→ TASK DETAILS
Identify each line in the records below that contains the word "this", and copy it.

::: EXERCISE INPUTS

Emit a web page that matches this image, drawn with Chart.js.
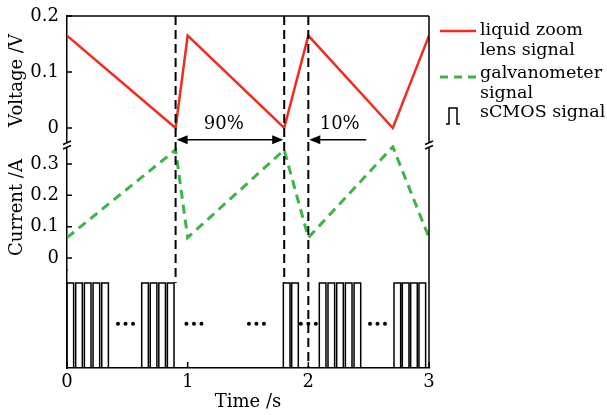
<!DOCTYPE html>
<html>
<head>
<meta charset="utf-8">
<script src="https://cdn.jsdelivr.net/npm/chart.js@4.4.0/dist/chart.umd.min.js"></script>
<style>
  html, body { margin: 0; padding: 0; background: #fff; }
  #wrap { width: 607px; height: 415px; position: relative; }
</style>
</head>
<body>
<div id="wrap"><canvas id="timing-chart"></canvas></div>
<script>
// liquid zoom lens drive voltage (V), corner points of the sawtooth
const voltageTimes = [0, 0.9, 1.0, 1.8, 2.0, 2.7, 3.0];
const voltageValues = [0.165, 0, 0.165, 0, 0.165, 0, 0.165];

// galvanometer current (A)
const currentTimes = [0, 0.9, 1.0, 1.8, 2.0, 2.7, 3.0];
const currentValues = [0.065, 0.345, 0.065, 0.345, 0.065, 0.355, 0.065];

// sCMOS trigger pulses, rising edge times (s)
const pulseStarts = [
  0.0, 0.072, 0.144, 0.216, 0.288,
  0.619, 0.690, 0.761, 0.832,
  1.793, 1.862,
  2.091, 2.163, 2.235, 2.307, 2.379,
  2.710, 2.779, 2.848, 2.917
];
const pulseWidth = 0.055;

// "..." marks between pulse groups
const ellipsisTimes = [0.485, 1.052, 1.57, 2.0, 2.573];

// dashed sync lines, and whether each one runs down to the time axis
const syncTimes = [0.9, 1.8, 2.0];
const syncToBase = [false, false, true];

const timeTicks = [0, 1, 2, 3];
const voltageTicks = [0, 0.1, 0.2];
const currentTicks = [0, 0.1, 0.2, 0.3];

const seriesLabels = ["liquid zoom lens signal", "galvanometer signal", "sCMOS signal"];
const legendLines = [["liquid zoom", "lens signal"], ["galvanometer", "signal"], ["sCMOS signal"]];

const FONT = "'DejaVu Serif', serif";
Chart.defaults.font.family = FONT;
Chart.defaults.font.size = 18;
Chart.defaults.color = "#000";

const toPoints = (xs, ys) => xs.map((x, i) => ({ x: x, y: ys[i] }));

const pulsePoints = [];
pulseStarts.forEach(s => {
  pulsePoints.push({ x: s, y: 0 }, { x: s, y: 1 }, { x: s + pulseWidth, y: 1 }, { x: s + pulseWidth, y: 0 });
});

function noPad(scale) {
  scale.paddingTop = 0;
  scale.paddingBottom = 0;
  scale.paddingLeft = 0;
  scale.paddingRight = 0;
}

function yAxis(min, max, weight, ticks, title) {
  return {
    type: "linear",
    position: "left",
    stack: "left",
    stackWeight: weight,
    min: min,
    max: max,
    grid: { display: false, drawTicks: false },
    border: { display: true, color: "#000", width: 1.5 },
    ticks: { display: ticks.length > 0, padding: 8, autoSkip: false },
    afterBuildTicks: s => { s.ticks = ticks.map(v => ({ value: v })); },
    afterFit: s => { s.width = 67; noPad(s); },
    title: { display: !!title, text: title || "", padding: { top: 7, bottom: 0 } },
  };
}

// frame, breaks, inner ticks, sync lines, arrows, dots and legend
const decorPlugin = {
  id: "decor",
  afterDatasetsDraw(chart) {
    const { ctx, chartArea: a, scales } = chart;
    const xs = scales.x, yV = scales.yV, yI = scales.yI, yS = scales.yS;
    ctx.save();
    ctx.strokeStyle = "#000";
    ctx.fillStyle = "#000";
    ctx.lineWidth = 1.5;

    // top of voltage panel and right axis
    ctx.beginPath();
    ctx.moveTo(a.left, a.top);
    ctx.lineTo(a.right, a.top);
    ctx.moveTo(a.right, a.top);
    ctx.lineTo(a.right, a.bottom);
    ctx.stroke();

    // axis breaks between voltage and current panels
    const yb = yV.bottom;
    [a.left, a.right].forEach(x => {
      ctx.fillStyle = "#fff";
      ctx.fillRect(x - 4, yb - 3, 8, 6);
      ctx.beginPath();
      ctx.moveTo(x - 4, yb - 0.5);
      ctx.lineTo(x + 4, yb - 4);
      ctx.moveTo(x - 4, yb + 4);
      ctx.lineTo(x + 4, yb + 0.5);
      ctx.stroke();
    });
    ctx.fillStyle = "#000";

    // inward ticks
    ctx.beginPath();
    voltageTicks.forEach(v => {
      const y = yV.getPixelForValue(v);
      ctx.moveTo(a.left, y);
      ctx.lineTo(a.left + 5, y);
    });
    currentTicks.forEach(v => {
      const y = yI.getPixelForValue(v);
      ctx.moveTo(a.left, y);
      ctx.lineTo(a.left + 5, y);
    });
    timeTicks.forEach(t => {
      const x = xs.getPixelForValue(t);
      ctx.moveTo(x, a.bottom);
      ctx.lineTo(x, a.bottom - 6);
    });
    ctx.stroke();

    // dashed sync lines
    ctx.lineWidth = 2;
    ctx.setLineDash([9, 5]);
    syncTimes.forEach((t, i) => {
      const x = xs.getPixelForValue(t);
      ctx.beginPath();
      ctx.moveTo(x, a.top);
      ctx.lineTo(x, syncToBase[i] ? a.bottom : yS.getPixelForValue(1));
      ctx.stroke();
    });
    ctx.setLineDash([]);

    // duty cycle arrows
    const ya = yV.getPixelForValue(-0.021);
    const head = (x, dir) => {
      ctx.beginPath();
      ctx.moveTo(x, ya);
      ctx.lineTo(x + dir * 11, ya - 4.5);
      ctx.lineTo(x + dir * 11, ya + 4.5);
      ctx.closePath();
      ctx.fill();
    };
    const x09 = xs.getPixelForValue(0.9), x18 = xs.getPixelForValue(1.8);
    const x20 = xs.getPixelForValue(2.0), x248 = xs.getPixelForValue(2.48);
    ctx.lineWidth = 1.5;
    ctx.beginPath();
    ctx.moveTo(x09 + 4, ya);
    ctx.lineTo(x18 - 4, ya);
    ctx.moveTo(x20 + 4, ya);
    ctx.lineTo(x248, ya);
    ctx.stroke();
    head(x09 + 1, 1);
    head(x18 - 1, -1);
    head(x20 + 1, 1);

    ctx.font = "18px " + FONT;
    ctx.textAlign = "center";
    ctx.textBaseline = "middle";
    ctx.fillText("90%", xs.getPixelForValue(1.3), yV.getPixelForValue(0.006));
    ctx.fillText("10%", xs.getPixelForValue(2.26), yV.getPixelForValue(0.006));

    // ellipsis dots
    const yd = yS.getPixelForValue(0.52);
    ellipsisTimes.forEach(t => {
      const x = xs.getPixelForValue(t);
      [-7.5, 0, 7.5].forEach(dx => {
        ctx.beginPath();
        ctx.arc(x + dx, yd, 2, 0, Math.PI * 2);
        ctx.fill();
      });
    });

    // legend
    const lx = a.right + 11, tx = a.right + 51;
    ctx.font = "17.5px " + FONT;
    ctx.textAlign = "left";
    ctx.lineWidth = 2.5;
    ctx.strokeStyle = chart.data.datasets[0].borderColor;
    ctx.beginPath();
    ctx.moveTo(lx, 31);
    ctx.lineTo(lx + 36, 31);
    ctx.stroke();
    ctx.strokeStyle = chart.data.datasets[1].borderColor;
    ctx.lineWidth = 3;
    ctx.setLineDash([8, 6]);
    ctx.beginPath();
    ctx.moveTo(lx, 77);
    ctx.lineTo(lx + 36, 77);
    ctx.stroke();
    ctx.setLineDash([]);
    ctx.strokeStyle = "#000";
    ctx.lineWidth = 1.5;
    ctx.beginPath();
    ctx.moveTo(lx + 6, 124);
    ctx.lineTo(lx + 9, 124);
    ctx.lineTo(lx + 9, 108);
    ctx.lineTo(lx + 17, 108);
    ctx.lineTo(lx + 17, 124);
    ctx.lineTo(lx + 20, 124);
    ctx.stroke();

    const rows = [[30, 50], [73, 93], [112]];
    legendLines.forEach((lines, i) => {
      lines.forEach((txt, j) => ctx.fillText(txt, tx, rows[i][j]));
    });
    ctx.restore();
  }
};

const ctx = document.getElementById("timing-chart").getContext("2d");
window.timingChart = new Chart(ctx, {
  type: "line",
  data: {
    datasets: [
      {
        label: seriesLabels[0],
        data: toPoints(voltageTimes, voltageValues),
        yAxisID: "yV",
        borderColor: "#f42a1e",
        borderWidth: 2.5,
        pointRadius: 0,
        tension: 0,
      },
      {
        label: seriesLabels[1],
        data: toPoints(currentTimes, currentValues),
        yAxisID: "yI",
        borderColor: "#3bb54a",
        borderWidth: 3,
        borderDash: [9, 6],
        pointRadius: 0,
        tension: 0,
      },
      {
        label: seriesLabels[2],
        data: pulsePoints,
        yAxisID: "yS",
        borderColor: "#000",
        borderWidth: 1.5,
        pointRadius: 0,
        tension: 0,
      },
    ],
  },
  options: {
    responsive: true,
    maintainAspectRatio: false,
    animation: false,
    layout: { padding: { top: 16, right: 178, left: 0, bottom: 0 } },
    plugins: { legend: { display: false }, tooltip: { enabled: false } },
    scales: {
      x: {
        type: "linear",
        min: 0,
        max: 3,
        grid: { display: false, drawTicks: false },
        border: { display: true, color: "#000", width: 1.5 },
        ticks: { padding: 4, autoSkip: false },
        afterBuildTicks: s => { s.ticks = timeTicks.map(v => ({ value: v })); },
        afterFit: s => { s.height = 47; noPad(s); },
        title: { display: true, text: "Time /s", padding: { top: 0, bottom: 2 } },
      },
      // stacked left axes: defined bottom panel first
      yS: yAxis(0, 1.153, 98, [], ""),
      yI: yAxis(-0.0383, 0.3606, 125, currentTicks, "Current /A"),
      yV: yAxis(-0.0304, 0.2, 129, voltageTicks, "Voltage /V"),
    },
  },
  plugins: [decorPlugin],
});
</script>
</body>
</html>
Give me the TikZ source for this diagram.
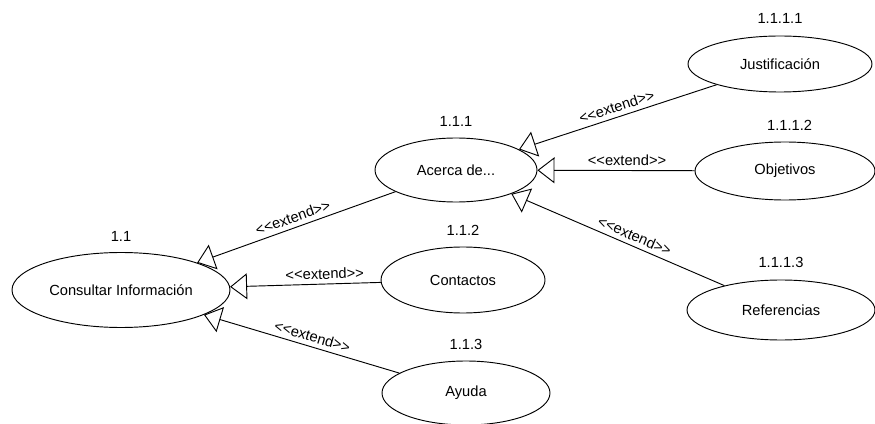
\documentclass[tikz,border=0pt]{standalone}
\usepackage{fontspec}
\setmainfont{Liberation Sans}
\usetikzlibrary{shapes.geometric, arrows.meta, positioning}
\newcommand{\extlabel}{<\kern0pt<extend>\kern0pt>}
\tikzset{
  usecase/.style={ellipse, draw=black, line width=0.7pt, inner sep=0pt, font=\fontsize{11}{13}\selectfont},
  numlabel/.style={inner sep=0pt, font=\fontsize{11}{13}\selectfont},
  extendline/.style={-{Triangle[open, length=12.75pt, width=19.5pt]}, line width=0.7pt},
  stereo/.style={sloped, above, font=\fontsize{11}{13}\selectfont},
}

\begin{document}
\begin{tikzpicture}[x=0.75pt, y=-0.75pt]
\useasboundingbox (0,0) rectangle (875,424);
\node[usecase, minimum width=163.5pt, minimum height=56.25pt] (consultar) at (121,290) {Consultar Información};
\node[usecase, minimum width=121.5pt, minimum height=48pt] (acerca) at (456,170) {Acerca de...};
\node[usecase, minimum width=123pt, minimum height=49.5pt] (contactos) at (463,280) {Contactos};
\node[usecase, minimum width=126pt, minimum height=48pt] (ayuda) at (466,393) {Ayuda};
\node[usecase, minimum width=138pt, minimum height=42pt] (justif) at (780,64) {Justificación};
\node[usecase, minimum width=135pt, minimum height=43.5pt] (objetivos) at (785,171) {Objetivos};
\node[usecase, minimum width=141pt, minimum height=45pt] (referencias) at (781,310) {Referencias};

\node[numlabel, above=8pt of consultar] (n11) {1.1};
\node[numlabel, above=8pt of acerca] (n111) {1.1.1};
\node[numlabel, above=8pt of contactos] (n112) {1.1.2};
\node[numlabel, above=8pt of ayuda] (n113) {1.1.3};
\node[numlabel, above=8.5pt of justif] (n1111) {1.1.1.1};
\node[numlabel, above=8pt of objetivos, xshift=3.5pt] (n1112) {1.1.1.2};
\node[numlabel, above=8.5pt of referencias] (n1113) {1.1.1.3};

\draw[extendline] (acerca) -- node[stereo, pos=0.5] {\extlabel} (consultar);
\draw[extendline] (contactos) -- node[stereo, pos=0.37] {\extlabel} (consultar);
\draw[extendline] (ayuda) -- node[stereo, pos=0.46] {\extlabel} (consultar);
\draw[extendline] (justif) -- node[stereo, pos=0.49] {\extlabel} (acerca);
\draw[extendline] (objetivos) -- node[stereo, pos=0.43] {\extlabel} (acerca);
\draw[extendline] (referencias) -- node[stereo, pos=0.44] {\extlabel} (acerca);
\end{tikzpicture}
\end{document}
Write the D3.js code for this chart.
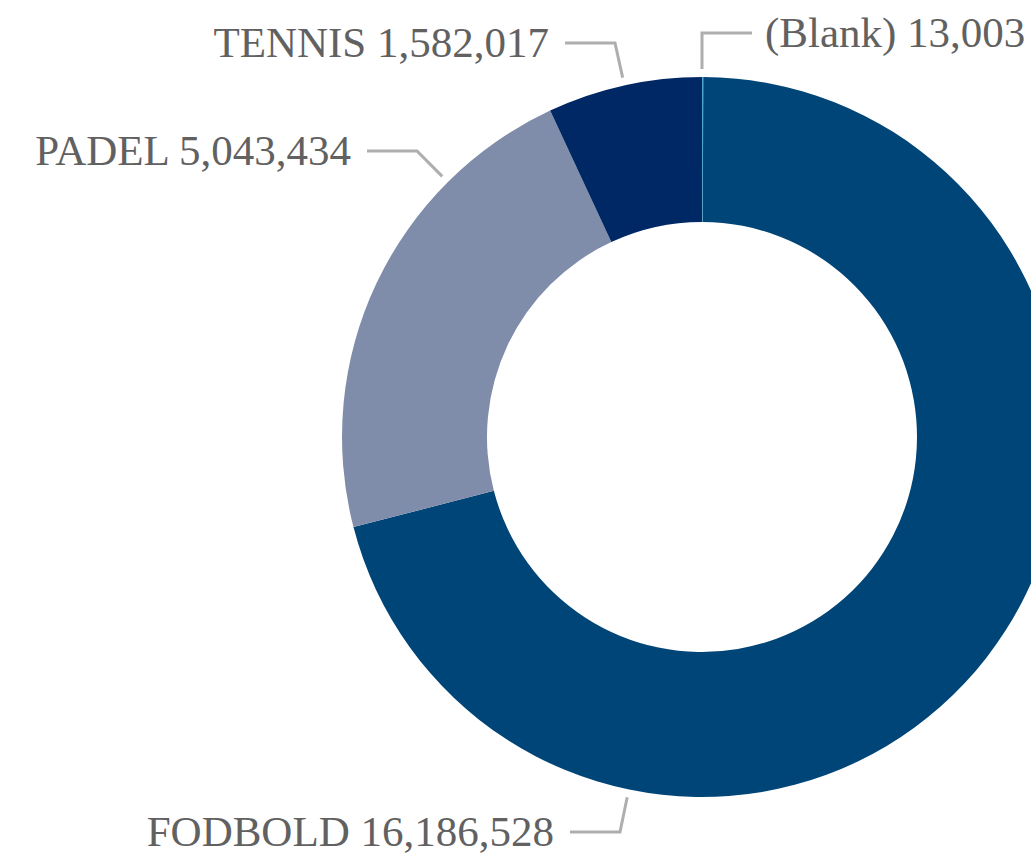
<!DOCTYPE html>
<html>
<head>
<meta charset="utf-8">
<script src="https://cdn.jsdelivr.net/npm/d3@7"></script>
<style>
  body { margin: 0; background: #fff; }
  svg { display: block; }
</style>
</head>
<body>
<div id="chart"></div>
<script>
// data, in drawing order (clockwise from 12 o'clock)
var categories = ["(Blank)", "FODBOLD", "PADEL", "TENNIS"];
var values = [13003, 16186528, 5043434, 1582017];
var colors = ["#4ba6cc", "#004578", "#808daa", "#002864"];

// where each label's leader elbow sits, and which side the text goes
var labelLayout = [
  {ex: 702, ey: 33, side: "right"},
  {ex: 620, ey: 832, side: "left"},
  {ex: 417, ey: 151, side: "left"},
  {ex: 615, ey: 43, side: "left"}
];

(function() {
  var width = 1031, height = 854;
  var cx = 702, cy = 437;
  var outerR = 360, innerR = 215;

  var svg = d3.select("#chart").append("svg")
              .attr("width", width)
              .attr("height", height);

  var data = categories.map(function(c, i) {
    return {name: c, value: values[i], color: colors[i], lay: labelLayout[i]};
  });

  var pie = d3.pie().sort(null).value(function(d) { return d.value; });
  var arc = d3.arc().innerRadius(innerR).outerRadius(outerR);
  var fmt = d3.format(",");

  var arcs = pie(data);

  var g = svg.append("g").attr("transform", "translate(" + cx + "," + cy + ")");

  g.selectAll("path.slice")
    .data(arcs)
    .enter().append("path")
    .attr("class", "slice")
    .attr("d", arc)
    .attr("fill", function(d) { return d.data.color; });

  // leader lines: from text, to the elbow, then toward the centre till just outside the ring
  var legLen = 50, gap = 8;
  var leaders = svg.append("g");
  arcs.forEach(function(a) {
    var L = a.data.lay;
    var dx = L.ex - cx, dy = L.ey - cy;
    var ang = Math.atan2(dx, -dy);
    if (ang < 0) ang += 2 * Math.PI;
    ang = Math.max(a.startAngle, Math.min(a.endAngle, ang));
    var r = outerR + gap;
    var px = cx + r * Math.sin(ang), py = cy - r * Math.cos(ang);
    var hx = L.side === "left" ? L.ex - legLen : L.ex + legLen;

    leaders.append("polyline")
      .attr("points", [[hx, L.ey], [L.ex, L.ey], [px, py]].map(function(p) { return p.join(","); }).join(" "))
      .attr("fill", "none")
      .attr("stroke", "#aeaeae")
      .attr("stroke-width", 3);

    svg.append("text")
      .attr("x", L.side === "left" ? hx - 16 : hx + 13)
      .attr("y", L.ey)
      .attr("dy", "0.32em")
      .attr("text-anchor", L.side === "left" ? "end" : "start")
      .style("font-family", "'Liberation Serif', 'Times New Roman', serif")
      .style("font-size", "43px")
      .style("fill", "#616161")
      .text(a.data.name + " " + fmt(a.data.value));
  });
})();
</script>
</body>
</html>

::::::

→ SOLUTION
Emit a web page that matches this image, drawn with Chart.js.
Give me the TikZ source for this diagram.
Write the D3.js code for this chart.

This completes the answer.